** start **

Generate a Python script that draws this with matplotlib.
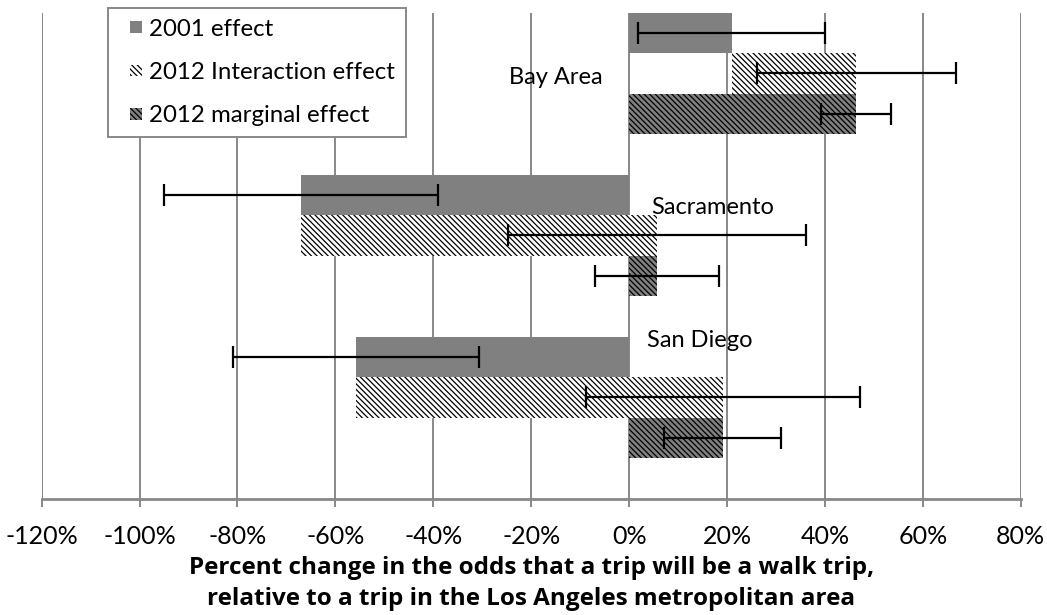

** end **
** start **

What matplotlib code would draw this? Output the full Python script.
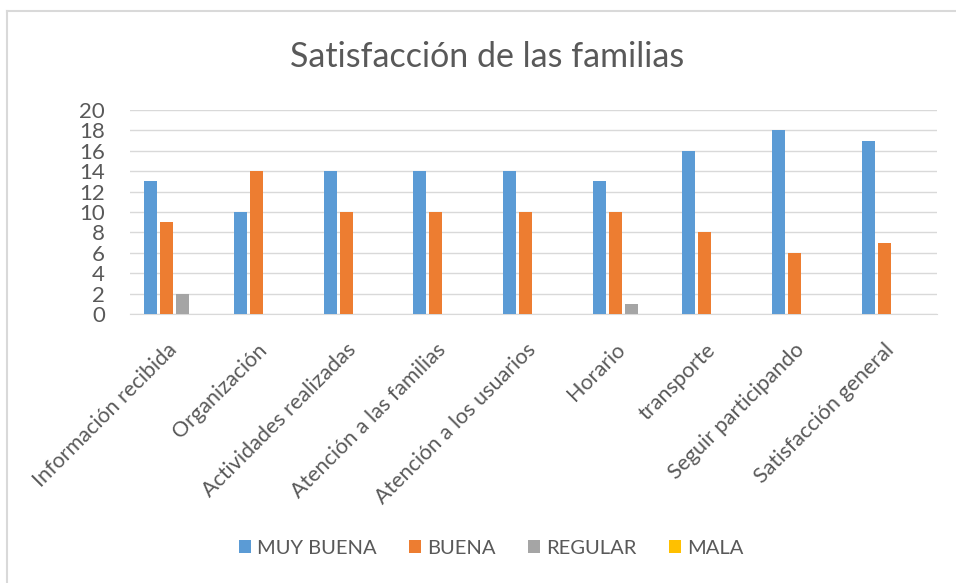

** end **
** start **

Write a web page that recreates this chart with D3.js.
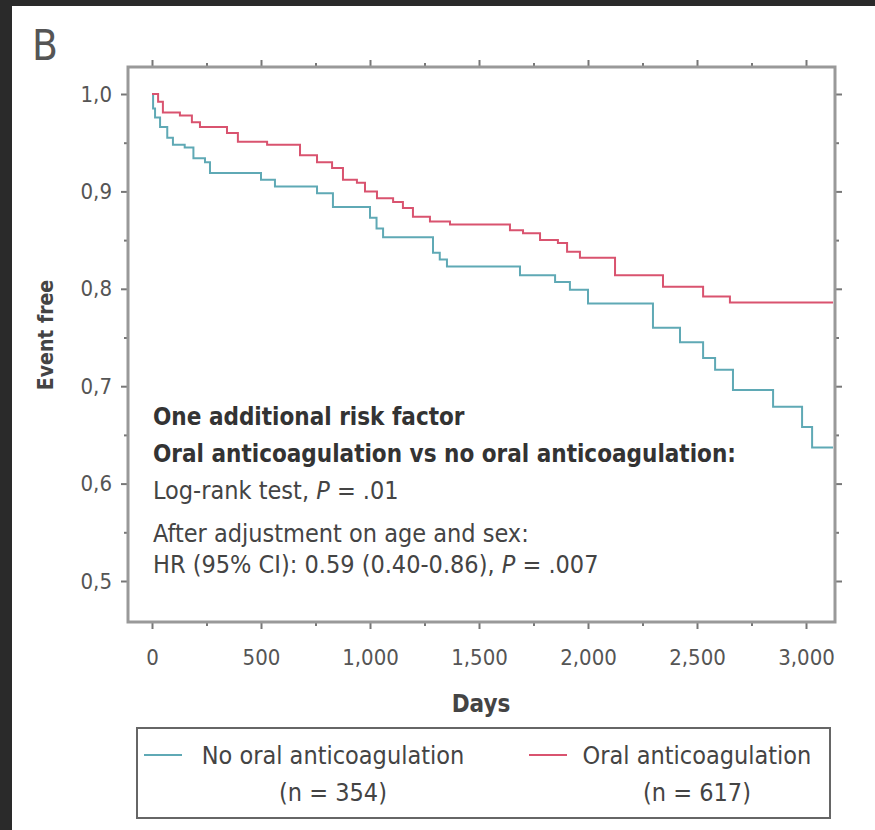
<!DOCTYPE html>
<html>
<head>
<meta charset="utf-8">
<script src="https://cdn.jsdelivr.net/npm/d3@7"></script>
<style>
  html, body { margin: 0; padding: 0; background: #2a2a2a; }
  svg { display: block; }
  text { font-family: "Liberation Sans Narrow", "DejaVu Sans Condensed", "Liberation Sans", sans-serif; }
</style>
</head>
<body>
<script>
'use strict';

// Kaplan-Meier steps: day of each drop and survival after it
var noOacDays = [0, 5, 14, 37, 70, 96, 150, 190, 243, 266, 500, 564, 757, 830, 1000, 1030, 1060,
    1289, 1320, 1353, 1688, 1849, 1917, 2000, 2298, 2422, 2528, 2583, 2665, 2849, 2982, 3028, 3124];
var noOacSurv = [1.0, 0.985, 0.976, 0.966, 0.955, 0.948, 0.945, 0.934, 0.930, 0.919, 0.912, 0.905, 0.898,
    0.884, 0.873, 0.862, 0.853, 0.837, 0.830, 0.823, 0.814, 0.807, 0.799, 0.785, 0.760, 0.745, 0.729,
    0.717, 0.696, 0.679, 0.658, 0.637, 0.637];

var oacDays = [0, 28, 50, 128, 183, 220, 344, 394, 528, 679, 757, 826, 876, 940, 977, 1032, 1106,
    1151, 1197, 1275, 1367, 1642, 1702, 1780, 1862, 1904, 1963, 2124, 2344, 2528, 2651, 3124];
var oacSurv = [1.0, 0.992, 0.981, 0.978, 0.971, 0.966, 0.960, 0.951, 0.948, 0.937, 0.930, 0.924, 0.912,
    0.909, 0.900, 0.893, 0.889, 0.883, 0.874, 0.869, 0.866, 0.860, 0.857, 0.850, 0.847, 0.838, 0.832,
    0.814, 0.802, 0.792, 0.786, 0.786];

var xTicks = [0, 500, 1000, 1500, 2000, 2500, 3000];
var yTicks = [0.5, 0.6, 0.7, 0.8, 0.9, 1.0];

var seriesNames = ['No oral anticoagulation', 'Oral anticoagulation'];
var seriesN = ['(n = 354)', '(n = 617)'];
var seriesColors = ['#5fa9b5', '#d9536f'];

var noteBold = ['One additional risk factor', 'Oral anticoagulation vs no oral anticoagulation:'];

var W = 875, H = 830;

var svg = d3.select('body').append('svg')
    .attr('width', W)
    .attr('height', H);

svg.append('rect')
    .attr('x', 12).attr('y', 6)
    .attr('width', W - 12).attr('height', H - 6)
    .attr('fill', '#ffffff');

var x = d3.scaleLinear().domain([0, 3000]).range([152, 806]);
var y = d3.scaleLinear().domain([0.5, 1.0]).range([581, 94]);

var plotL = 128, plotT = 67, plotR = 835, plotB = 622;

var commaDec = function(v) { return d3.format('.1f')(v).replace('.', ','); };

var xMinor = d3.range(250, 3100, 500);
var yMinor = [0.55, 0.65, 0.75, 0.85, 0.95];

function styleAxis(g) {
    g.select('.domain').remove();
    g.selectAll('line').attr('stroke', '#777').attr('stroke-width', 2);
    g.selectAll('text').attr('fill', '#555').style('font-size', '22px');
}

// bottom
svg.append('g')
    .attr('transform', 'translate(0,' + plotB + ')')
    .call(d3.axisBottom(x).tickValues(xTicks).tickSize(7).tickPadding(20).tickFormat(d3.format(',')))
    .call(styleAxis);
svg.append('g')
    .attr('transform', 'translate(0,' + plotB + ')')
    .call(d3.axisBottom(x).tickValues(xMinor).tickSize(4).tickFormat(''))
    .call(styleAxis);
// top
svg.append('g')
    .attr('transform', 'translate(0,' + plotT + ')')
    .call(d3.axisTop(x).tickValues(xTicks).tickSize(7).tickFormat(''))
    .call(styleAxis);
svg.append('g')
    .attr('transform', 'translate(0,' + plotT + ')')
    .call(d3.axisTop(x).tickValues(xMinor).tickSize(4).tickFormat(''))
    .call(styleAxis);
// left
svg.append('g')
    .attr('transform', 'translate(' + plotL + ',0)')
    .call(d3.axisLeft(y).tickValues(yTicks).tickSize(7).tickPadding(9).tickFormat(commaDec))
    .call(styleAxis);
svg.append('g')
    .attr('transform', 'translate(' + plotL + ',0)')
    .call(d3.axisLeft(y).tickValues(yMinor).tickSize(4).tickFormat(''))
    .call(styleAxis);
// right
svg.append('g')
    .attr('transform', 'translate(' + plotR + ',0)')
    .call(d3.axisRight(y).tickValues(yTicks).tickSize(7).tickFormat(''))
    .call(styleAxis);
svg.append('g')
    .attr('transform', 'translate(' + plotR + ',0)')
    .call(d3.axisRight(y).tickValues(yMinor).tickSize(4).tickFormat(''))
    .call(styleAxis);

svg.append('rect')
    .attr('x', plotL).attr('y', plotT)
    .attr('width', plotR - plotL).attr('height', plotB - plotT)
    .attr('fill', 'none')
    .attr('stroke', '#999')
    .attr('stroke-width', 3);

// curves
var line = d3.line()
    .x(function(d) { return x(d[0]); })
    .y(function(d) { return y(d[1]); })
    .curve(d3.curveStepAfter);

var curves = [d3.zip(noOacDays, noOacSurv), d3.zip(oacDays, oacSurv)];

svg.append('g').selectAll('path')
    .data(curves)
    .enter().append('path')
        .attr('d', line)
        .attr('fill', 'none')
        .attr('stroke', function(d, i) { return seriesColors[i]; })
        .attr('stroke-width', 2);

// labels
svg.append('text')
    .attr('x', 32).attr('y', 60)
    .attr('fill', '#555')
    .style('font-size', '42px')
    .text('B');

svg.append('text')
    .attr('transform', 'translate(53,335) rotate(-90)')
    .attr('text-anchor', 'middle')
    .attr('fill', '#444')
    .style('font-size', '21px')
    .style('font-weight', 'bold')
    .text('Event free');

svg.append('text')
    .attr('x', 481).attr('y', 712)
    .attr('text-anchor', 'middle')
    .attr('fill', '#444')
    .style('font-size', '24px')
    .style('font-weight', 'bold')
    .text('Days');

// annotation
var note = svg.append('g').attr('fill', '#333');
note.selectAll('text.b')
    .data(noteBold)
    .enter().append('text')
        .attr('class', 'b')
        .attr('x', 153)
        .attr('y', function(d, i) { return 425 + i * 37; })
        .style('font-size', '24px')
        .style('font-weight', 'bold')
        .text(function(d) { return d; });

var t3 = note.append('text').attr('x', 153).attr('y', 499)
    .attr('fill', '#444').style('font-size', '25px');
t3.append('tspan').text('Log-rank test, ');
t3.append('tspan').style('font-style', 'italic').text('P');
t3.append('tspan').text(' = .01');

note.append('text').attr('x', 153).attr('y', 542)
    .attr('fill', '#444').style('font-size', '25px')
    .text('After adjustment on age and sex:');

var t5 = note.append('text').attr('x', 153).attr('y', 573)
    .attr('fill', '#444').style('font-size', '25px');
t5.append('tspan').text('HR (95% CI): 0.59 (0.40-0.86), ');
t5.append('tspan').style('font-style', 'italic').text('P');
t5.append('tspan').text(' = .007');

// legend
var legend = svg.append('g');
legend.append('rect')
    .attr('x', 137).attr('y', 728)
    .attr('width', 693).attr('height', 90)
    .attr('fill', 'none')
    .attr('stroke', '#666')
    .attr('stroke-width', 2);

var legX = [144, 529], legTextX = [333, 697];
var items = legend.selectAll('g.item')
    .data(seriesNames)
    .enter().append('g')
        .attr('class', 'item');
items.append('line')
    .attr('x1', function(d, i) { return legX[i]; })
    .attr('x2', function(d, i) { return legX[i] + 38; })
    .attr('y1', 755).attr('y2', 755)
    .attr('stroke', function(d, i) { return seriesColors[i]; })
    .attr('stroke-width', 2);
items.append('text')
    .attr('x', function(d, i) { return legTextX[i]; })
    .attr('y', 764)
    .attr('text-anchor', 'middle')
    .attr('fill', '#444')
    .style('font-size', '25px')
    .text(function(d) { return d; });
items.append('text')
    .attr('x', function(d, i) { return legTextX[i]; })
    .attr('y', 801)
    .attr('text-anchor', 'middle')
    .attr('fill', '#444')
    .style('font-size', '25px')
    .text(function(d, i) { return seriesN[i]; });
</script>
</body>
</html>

** end **

**GIVEN REQUEST**. Give back exactly the lines from the one containing "Write a web" to the one containing "0.717, 0.696, 0.679, 0.658, 0.637, 0.637];", both included, and no pictures.

**REPLY**.
Write a web page that recreates this chart with D3.js.
<!DOCTYPE html>
<html>
<head>
<meta charset="utf-8">
<script src="https://cdn.jsdelivr.net/npm/d3@7"></script>
<style>
  html, body { margin: 0; padding: 0; background: #2a2a2a; }
  svg { display: block; }
  text { font-family: "Liberation Sans Narrow", "DejaVu Sans Condensed", "Liberation Sans", sans-serif; }
</style>
</head>
<body>
<script>
'use strict';

// Kaplan-Meier steps: day of each drop and survival after it
var noOacDays = [0, 5, 14, 37, 70, 96, 150, 190, 243, 266, 500, 564, 757, 830, 1000, 1030, 1060,
    1289, 1320, 1353, 1688, 1849, 1917, 2000, 2298, 2422, 2528, 2583, 2665, 2849, 2982, 3028, 3124];
var noOacSurv = [1.0, 0.985, 0.976, 0.966, 0.955, 0.948, 0.945, 0.934, 0.930, 0.919, 0.912, 0.905, 0.898,
    0.884, 0.873, 0.862, 0.853, 0.837, 0.830, 0.823, 0.814, 0.807, 0.799, 0.785, 0.760, 0.745, 0.729,
    0.717, 0.696, 0.679, 0.658, 0.637, 0.637];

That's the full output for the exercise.